PROBLEM:
Reproduce only the lines from the one containing "Emit a component" through the one containing "import * as echarts from 'echarts';", exactly as written and with both ends included.

Start RECORDS SHOWN

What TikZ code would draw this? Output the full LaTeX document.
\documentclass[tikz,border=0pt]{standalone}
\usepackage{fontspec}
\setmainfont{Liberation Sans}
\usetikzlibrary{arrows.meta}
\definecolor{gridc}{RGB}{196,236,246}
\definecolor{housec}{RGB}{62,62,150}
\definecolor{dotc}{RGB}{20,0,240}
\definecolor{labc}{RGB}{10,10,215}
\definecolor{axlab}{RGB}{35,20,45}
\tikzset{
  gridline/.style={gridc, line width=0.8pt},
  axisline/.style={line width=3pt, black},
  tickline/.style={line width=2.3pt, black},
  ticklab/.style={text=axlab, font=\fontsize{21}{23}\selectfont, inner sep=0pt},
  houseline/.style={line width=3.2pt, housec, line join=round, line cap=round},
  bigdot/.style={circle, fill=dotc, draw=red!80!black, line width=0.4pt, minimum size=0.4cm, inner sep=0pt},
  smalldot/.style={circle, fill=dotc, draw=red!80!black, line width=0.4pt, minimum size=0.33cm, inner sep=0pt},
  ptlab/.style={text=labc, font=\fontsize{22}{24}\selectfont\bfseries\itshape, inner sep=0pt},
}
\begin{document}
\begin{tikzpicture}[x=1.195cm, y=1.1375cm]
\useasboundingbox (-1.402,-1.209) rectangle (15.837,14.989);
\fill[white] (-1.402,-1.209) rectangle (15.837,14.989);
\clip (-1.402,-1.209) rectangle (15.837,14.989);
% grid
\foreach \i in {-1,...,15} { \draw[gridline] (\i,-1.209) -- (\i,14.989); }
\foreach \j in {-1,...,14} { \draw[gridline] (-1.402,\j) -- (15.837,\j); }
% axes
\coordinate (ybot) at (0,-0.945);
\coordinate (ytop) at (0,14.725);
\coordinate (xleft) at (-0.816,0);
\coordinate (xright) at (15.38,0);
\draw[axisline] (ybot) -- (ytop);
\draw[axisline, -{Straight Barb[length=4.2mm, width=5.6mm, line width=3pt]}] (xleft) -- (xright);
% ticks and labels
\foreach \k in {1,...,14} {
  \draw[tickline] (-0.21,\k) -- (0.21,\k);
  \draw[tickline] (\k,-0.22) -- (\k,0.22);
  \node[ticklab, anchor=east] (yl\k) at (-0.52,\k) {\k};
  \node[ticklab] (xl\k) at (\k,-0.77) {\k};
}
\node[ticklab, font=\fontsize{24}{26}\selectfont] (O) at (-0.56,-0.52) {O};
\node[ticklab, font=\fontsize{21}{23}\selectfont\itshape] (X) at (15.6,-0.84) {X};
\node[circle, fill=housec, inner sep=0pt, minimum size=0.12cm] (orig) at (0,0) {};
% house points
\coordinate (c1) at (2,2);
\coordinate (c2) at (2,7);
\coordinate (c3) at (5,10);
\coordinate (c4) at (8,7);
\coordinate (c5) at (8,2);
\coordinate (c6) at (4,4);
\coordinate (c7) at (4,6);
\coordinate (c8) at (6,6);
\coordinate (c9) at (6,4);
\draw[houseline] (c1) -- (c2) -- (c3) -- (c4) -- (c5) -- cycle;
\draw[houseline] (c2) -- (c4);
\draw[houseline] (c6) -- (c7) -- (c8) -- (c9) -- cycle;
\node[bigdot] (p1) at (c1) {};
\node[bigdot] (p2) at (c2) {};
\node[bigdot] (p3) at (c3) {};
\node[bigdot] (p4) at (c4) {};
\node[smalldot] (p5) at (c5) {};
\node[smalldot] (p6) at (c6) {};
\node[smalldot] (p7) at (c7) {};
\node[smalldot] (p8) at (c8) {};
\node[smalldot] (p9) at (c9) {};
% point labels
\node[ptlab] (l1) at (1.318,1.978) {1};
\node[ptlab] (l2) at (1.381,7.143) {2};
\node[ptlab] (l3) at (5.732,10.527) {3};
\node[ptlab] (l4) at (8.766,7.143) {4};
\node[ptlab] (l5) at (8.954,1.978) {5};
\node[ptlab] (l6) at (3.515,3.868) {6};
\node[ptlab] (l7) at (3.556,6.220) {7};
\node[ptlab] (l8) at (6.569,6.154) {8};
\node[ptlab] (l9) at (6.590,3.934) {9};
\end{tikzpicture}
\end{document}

End RECORDS SHOWN
Start RECORDS SHOWN

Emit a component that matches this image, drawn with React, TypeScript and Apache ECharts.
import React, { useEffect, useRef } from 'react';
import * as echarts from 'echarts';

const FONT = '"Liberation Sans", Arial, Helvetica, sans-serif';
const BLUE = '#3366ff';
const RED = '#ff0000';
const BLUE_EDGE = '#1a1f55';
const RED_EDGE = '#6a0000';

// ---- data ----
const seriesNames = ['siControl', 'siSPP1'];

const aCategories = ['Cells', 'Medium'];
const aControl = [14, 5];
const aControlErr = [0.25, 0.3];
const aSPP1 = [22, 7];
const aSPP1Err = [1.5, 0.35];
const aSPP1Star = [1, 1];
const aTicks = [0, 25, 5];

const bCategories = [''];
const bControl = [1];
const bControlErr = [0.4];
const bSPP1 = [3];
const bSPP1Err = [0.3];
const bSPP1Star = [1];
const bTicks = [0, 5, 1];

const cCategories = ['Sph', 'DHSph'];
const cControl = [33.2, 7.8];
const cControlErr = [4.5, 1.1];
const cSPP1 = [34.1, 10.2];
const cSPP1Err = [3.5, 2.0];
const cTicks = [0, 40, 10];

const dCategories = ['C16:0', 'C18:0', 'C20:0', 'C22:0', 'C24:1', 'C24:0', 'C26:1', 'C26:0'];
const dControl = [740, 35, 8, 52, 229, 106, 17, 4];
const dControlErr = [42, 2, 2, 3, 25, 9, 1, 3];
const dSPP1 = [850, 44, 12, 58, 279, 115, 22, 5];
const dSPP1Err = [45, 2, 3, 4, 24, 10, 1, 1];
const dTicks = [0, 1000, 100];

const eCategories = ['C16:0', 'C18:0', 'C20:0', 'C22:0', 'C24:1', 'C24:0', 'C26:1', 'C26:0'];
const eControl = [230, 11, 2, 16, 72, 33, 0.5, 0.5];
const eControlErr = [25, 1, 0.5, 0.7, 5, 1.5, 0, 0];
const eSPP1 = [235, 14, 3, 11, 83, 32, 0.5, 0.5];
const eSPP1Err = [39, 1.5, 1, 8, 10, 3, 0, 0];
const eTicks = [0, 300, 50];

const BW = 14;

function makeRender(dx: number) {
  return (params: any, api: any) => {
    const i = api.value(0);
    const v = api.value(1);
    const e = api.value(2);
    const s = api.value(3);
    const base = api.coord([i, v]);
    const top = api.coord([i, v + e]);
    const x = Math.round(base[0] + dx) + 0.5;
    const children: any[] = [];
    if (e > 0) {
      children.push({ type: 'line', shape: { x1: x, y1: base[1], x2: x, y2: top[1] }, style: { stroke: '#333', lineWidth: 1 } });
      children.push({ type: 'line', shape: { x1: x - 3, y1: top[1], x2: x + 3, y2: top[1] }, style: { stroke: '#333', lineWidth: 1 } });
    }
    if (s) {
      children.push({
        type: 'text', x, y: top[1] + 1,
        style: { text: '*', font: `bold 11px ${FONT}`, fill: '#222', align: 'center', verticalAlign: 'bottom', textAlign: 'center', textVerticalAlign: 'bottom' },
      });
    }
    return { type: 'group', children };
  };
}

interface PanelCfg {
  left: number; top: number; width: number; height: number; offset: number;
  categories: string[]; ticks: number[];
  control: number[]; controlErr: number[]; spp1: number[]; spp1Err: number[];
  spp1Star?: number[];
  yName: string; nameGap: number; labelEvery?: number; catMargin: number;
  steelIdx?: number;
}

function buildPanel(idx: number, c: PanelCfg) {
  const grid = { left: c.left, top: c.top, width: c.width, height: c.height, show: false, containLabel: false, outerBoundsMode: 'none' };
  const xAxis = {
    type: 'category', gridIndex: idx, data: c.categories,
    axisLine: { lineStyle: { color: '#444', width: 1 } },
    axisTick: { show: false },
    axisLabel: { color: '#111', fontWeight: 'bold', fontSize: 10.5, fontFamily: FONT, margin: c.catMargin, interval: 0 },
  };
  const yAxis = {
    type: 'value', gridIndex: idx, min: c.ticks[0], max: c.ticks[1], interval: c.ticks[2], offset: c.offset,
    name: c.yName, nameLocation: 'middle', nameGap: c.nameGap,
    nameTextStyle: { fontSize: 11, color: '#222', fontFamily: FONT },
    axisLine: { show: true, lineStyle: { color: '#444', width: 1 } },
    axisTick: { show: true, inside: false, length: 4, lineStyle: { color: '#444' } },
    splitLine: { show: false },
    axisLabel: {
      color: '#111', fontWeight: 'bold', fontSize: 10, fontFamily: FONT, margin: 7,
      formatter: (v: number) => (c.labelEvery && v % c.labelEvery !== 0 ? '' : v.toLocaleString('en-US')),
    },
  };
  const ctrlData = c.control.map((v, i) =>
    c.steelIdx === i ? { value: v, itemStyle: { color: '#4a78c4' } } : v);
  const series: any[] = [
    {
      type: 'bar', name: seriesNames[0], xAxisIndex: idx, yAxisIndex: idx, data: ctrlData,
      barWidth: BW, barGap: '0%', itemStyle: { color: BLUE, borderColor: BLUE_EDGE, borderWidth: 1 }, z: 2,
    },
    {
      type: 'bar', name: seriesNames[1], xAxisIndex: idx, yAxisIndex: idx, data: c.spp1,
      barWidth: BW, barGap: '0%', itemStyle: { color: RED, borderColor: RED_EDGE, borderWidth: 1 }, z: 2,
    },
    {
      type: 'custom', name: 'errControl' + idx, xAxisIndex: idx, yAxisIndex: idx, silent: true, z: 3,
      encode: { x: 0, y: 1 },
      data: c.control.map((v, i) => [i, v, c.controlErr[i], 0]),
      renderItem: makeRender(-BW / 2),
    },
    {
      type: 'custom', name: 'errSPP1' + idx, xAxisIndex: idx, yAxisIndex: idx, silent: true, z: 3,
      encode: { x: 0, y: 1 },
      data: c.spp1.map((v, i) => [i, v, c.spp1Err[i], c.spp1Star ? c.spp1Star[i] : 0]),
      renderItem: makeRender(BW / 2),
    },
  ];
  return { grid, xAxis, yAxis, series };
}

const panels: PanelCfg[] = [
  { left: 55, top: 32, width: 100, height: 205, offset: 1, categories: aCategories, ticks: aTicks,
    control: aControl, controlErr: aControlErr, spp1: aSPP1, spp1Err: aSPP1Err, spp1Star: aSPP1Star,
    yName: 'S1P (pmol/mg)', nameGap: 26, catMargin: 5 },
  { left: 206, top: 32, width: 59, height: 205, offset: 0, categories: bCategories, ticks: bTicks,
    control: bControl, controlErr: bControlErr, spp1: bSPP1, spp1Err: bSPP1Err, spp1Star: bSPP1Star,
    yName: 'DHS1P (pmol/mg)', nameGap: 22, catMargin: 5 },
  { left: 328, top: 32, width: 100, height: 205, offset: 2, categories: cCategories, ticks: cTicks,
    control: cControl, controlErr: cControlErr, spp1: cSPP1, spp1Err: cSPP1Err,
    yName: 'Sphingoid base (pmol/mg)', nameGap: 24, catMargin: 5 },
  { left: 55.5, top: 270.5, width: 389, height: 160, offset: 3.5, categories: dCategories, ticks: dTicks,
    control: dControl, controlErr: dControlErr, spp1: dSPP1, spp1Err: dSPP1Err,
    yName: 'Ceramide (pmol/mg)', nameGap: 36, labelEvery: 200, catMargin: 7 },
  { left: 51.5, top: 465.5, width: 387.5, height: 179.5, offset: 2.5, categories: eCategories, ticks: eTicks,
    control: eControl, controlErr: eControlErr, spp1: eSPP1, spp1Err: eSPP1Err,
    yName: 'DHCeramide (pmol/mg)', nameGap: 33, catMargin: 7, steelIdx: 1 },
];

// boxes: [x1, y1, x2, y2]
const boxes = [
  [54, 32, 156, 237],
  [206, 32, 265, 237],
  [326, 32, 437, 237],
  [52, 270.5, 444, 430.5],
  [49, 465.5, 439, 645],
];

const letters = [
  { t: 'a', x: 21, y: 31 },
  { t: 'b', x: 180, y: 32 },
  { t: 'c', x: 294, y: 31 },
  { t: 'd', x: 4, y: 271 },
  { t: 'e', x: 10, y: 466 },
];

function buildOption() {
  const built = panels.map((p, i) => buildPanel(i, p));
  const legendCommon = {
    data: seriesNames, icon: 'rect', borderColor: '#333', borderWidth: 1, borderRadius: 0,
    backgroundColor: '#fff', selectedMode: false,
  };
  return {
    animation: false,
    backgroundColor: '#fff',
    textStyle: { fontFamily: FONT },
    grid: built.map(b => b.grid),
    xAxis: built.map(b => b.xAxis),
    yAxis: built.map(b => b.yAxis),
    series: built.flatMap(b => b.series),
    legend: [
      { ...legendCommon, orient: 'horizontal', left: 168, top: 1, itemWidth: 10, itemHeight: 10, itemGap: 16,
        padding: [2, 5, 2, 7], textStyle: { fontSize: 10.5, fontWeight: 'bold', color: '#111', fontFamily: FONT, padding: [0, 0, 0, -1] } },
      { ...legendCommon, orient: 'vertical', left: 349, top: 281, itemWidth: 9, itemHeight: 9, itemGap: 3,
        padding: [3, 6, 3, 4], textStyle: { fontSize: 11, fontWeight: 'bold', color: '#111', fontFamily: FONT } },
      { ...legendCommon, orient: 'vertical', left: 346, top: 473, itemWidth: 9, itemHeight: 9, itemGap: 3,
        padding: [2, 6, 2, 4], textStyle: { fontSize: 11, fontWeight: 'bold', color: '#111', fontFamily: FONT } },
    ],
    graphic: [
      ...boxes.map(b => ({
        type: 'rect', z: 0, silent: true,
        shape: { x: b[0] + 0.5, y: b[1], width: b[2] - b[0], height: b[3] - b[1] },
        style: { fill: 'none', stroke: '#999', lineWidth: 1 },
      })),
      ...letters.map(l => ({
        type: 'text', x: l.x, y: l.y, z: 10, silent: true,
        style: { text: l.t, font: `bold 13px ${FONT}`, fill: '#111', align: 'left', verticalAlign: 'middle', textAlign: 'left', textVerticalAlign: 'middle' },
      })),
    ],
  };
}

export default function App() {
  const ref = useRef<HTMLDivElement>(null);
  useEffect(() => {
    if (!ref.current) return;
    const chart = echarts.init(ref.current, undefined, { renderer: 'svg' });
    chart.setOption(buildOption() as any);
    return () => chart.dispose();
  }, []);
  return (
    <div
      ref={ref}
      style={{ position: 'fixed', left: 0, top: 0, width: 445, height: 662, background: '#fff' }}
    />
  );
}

End RECORDS SHOWN

SOLUTION TO THIS PROBLEM:
Emit a component that matches this image, drawn with React, TypeScript and Apache ECharts.
import React, { useEffect, useRef } from 'react';
import * as echarts from 'echarts';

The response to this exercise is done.